Provided data
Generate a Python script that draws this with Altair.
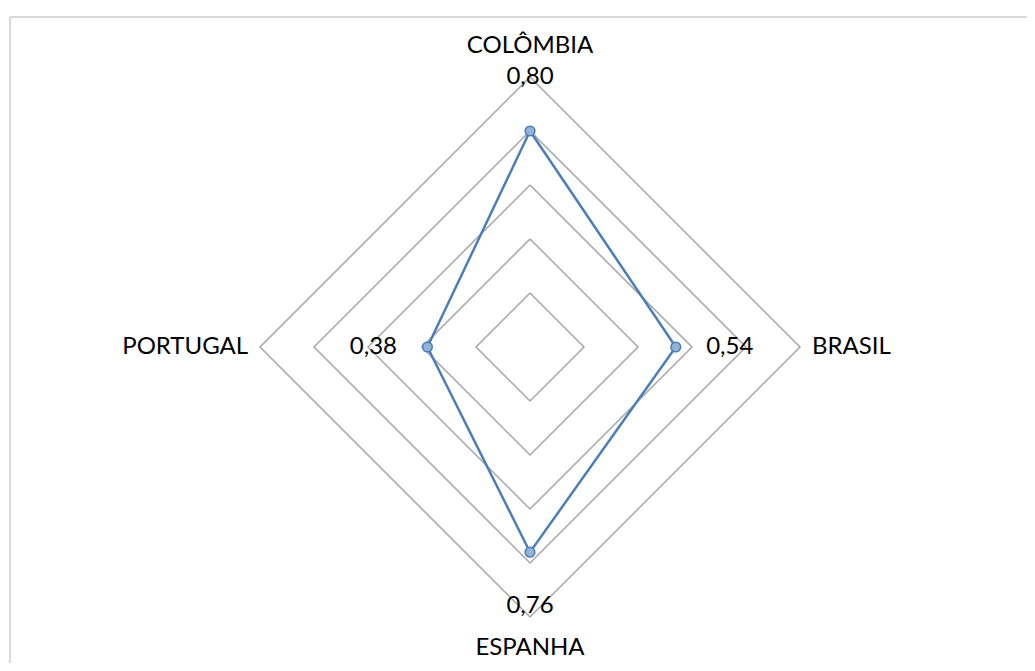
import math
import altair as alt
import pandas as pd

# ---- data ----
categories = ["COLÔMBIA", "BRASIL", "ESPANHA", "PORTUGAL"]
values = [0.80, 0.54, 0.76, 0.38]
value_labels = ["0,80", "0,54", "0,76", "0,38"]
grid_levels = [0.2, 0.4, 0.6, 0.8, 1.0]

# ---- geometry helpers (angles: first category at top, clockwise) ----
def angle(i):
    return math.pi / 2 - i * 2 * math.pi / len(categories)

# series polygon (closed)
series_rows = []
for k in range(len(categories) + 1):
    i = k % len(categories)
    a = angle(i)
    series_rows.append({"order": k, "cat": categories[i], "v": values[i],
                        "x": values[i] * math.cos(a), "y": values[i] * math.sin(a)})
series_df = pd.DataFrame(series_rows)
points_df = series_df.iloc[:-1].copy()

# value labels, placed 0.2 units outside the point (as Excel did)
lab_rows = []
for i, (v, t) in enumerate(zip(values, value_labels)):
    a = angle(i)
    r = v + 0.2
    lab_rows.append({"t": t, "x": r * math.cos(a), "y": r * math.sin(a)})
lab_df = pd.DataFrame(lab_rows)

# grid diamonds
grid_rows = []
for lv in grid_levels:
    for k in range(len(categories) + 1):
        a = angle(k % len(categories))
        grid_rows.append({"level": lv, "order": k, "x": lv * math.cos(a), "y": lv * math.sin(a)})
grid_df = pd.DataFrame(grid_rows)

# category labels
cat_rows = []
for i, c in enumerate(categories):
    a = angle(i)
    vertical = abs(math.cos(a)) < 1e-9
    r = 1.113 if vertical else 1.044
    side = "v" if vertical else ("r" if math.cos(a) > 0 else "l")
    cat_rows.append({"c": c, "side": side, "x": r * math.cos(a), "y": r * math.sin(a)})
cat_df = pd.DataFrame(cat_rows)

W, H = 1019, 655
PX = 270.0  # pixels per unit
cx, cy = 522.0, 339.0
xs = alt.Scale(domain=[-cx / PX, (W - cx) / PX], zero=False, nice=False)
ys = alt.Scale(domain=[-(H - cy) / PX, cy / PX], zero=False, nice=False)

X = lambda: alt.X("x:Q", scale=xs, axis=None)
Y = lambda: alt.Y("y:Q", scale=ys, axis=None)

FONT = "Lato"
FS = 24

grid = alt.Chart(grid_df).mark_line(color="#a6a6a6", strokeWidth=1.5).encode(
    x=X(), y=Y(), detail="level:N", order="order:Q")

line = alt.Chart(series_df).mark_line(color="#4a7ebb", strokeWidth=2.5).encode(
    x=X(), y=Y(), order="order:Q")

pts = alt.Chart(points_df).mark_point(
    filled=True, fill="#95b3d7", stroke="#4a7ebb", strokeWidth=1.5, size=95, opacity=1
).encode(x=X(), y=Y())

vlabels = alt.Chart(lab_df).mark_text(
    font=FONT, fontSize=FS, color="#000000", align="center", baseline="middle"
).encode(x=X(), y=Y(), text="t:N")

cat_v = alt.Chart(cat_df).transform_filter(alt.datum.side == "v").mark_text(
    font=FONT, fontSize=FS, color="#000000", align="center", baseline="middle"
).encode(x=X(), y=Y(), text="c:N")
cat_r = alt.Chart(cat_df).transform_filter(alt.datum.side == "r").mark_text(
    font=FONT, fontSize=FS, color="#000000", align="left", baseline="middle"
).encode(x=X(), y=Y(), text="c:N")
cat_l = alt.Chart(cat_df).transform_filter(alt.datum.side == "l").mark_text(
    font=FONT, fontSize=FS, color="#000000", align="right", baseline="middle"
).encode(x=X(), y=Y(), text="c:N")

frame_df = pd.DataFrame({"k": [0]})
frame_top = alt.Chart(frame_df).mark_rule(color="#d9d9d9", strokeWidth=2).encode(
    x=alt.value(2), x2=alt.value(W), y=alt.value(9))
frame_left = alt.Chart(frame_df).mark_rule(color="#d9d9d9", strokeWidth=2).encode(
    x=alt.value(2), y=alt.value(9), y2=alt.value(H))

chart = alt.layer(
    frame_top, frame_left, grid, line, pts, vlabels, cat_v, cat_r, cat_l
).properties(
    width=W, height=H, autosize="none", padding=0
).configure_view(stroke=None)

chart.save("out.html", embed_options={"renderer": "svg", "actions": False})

Required task
Please reproduce the listing exactly from its opening line through the line that contains "import pandas as pd", both included, with all pictures omitted.

Completed exercise
Generate a Python script that draws this with Altair.
import math
import altair as alt
import pandas as pd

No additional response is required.